Strong encryption processes such as the PGP programme (Pretty Good Privacy), which uses a clearly assigned pair of keys for email encryption, are currently pretty much the only trustworthy protection for our data. The problem is that we cannot trust the systems doing the encryption. In practice, this means your computer sees all data before it is encrypted. So, for instance, if you cannot trust the operating system on your computer, nothing remains safe. Clearly speaking, the system could pass on your data to potential attackers.
This sounds like a major challenge.
We have to stop focusing on protecting data only in the moment of transfer and start protecting the entire system.
What can happen, when others read my emails or learn with whom I am friends? After all, I have nothing to hide.
Presumably, this is not that grave for many people. Yet personally, I consider this highly questionable. We reveal many private and personal matters in emails, which, on the one hand, is just what intelligence services are waiting for. On the other hand, commercial enterprises profit from your data. They compile personal profiles and advertise their products in an accordingly personalised manner.
Many people assume that, for example, their online banking transactions are protected by their password. In how far are passwords really safe?
Passwords do not provide good protection and unfortunately still play too large a role, which we must get away from. They lead the user to believe in a security that does not exist. Rather, we should aim at two-factor authentication. This means I identify myself with a combination of something I own, such as a hardware component, a so-called security token, and something only I can know, for example, a password that activates the hardware in the first place. If someone then still wants to break into my data, they would have to steal my personalised device and know how to activate it. Although in principle attackers could achieve this, it is difficult and in particular not possible from a distance or on a large scale. As long as this two-factor solution is not used by way of a standard, we seem to have to be content with passwords.
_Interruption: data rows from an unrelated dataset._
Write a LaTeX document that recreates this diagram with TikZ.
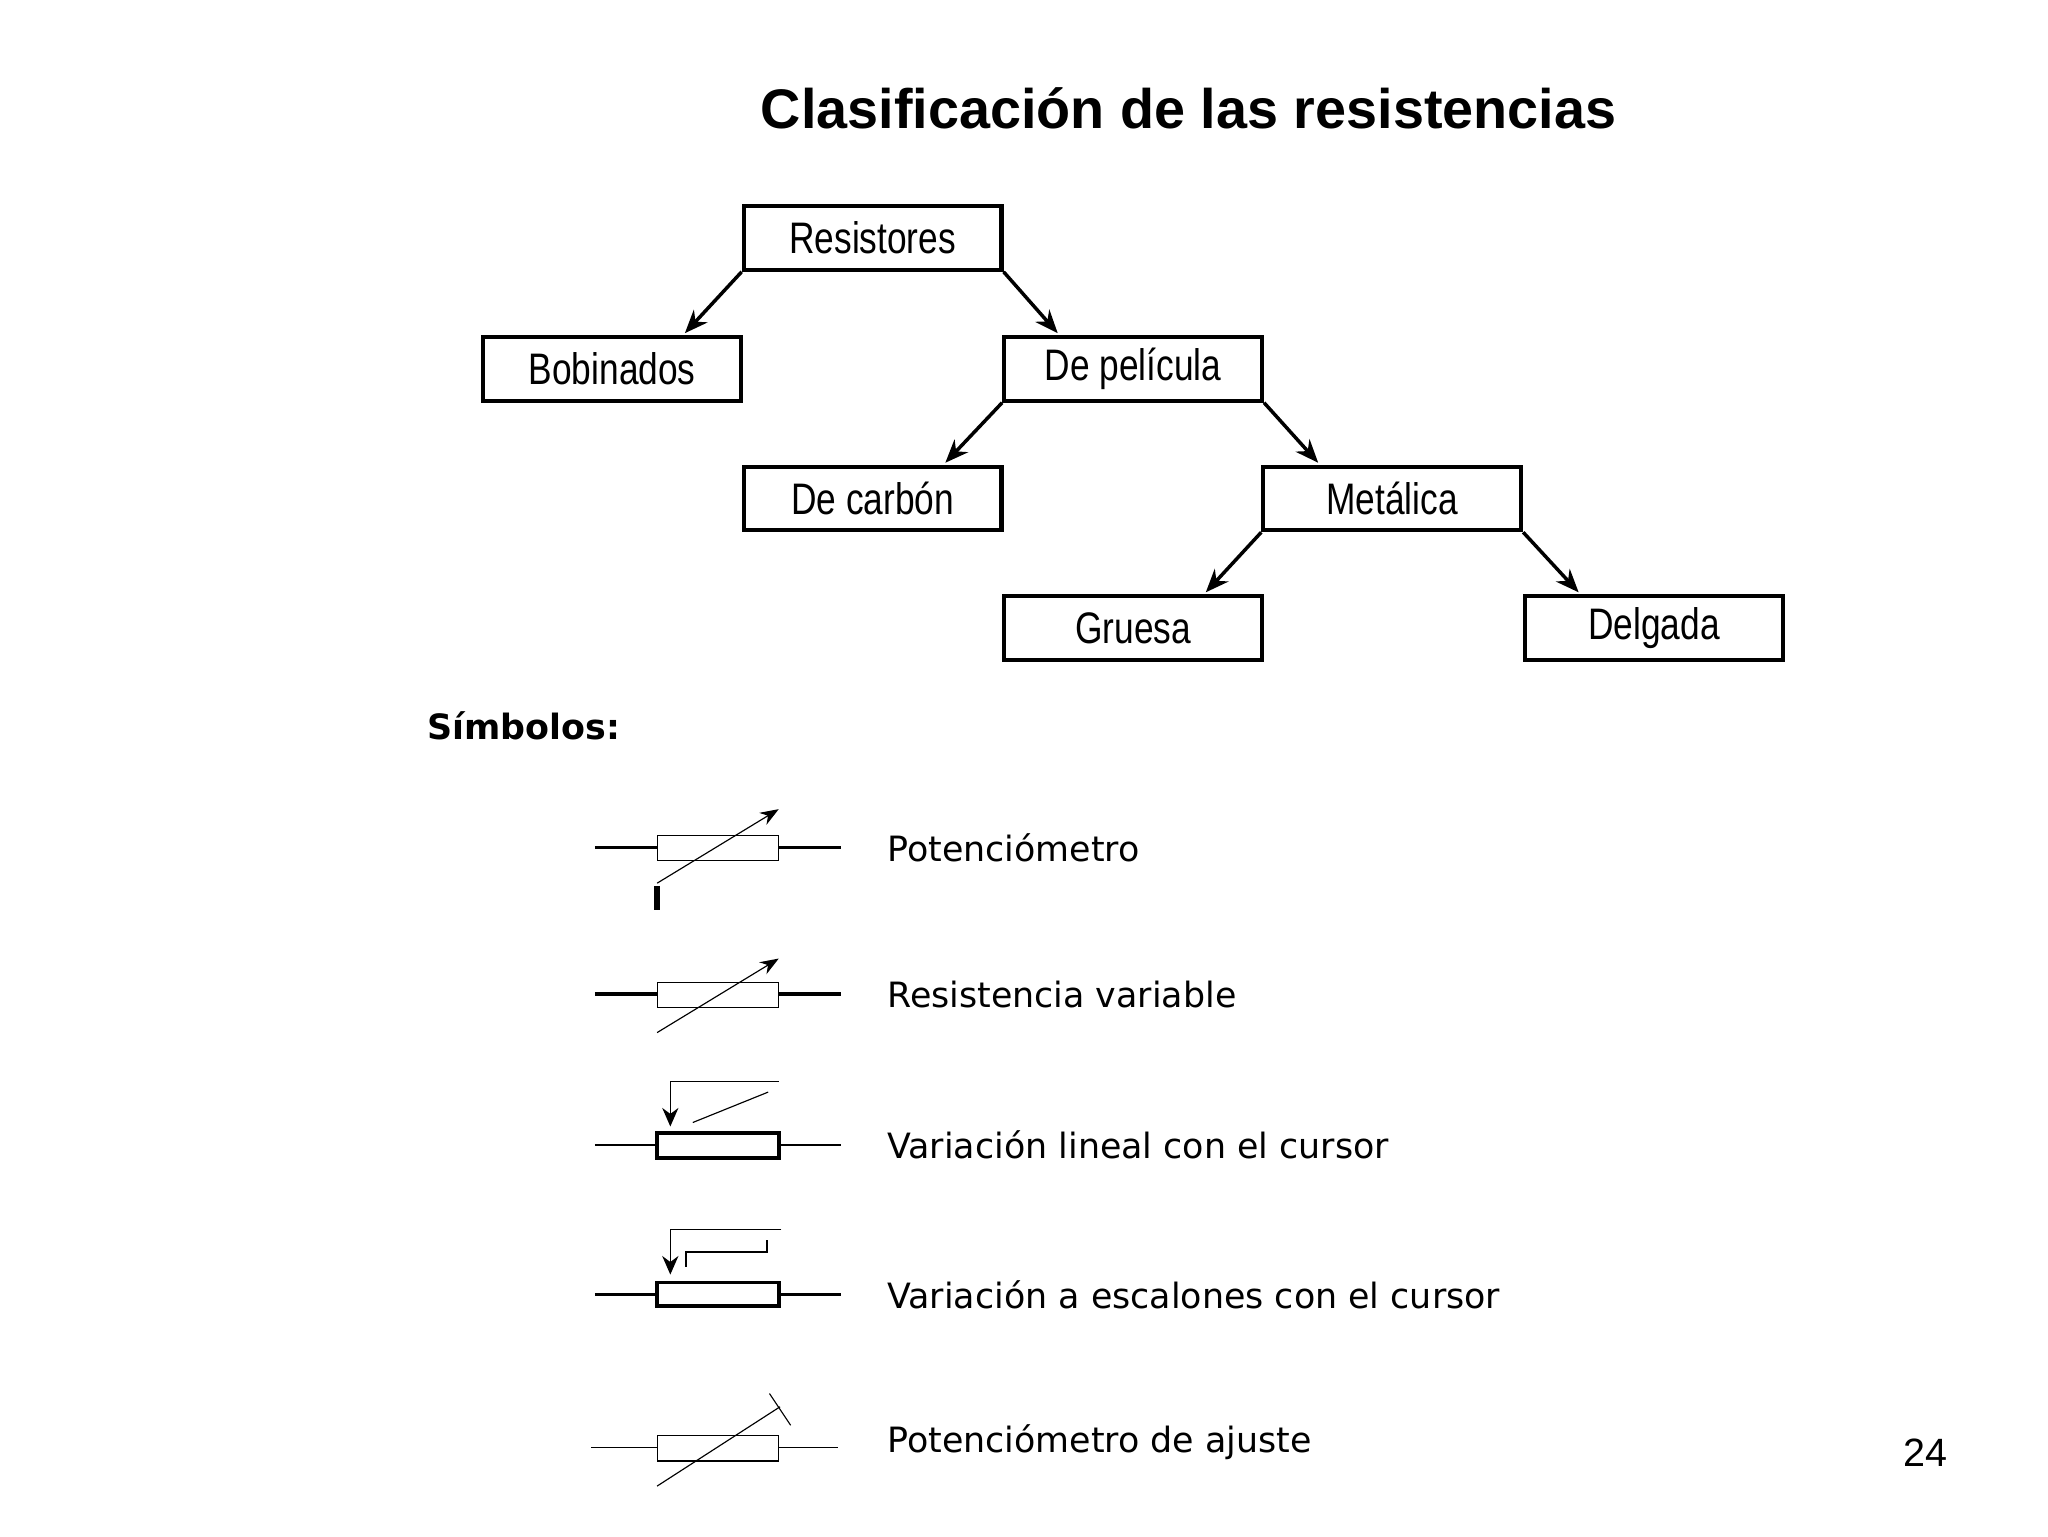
\documentclass[tikz,border=0pt]{standalone}
\usepackage{fontspec}
\setmainfont{Liberation Sans}
\newfontfamily\dv{DejaVu Sans}
\usetikzlibrary{arrows.meta}
\begin{document}
\begin{tikzpicture}[x=0.02cm,y=-0.02cm,
 box/.style={draw,line width=1.8pt,minimum width=3.9cm,minimum height=0.96cm,inner sep=0pt,font=\fontsize{19}{19}\selectfont},
 arr/.style={line width=1.5pt,-{Stealth[length=10pt,width=8pt]}},
 sym/.style={anchor=west,font=\dv\fontsize{15}{15}\selectfont},
 thk/.style={line width=1.6pt}, thn/.style={line width=0.5pt}]
\useasboundingbox (0,0) rectangle (1549,1162);
\node[font=\bfseries\fontsize{24}{24}\selectfont] (title) at (899,82) {Clasificación de las resistencias};
\newcommand\bx[4]{\node[box] (#1) at (#2,#3) {\scalebox{0.8}[1]{#4}};}
\bx{res}{660}{180}{Resistores}
\bx{bob}{463}{279}{Bobinados}
\bx{pel}{857}{279}{De película}
\bx{car}{660}{377}{De carbón}
\bx{met}{1053}{377}{Metálica}
\bx{gru}{857}{475}{Gruesa}
\bx{del}{1251}{475}{Delgada}
\draw[arr] (res.south west) -- (518,252);
\draw[arr] (res.south east) -- (800,252);
\draw[arr] (pel.south west) -- (715,350);
\draw[arr] (pel.south east) -- (997,350);
\draw[arr] (met.south west) -- (912,448);
\draw[arr] (met.south east) -- (1194,448);
\node[anchor=west,font=\dv\bfseries\fontsize{15}{15}\selectfont] (sim) at (317,549) {Símbolos:};
% row1
\draw[thk] (450,641) -- (497,641) (589,641) -- (636,641);
\draw[thn] (497,632) rectangle (589,651);
\draw[thn,-{Stealth[length=8pt,width=6pt]}] (497,668) -- (589,612);
\draw[line width=2.5pt] (497,670) -- (497,688);
\node[sym] (t1) at (665,641) {Potenciómetro};
% row2
\draw[thk] (450,752) -- (497,752) (589,752) -- (636,752);
\draw[thn] (497,743) rectangle (589,762);
\draw[thn,-{Stealth[length=8pt,width=6pt]}] (497,781) -- (589,725);
\node[sym] (t2) at (665,752) {Resistencia variable};
% row3
\draw[thn] (450,866) -- (497,866) (589,866) -- (636,866);
\draw[thk] (497,857) rectangle (589,876);
\draw[thn,-{Stealth[length=8pt,width=7pt]}] (589,818) -- (507,818) -- (507,852);
\draw[thn] (524,849) -- (581,826);
\node[sym] (t3) at (665,866) {Variación lineal con el cursor};
% row4
\draw[thk] (450,979) -- (497,979) (589,979) -- (636,979);
\draw[thk] (497,970) rectangle (589,988);
\draw[thn,-{Stealth[length=8pt,width=7pt]}] (591,930) -- (507,930) -- (507,964);
\draw[line width=1pt] (519,958) -- (519,947) -- (580,947) -- (580,938);
\node[sym] (t4) at (665,979) {Variación a escalones con el cursor};
% row5
\draw[thn] (447,1095) -- (497,1095) (589,1095) -- (634,1095);
\draw[thn] (497,1086) rectangle (589,1105);
\draw[thn] (497,1124) -- (590,1064);
\draw[thn] (582,1054) -- (598,1078);
\node[sym] (t5) at (665,1091) {Potenciómetro de ajuste};
\node[font=\fontsize{17}{17}\selectfont] (pg) at (1456,1099) {24};
\end{tikzpicture}
\end{document}
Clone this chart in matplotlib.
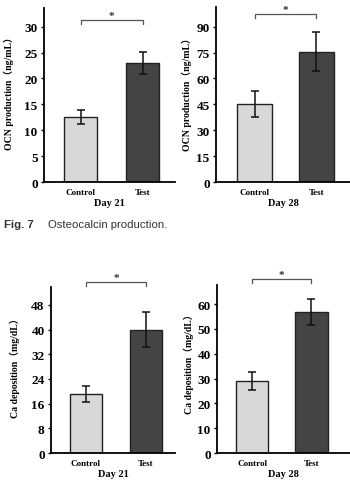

What makes a secure password?
The fact is: as long as passwords are limited to, for example, eight characters, they can be easily cracked. To enable people to remember long passwords in the first place, I recommend a phrase or meaningless sentence. A password like "The horse rarely sits in the lettuce" does the trick. It is very difficult indeed to get that and can hardly be achieved by a full search in the dictionary.
Could anybody accidentally find themselves targeted by intelligence services?
Definitely, because intelligence services monitor masses of people worldwide – without any specific reason. They compare names, travel data and birth data from people who resemble suspicious persons. Thus, anybody can be targeted by intelligence services purely on the basis of chance and totally without reason.
And if that happens, how do we get out of it again?
Most likely, you would not even notice that you are on the list. Since intelligence services do not act on the basis of presumed innocence, a once recorded person is likely to remain registered for life. And remain under increased surveillance.
How could users protect themselves most easily?
With only a few simple steps. A start would be to gather information regarding potential security mechanisms and measures. For example, I recommend attending a crypto party.
A crypto party?
This is where users and IT specialists meet. Using simple examples and instant participation on site, the specialists provide advice for more security in the Internet. Recently, Karlsruhe extended an invitation for the second season of the so-called Anti Prism Party. Security and encryption experts from Karlsruhe have demonstrated how everybody can easily protect themselves – from secure online banking over email encryption to anonymous surfing the Web.
Do you really achieve more widespread user awareness with this?
Unfortunately, there is the paradox that people place great importance on data protection while at the same time readily revealing much about themselves. I think that first of all people have to become aware which conclusions may be drawn about a person on the basis of this published data. Only then they might develop an awareness for the fact that they have to protect themselves and what options they have available for doing so.
What do politicians do for improved protection of Internet users and their data?
A lot actually. Yet the questions remain the same: how effective are the measures? How can we assess them and monitor their effectiveness? It is also important to think in the long-term and to develop infrastructures that are deserving of trust. In the long term, infrastructures such as cloud storage, routers and mobile communication should feature verifiable security so that blind trust is no longer necessary. The brief cry for fast improvement of security does not help.
What, do you think, will be the next development step of digital communication?
I think that the next step will be to network factories and to connect them to the Internet. This means that in the near future we are likely to have transparent factories, which are read down to the smallest sensor and are controllable down to the last process step. This will bring with it many security concerns, since technology in production facilities is used for a very long time. Many factory devices feature correspondingly old operating systems that were not designed for being connected to the Internet. Another major development is the smart home: technical procedures and systems within living spaces that are designed to improve the quality of life through networked devices, installations and automated processes, for example, by networking all lamps in the house and subsequently switching them on and off with one device. Here, too, the ideas and applications are one step ahead of the security measures.
Will we have the same data protection standards on an international level in the near future?
This is likely to be a long time off, because the cultural differences are considerable. Data protection in Germany does not mean the same as in the United States of America. In Germany, person-related data is generally considered worthy of protection, whereas in the US the private sphere is limited to the home, so that every movement in public is not part of the private sphere. In Asia, too, data protection has a different meaning, where, for example, the copying of inventions or solutions is considered to be a compliment rather than a crime. Uniform standards should be the goal at least in Europe to avoid everybody in the Internet choosing which standards to follow.
Is such a degree of data protection generally free of controversy?
Of course, many commercial enterprises do not desire it. The better they know their customers, the better their sales options. However, I hope that the population adopts a different view and that policy makers act accordingly.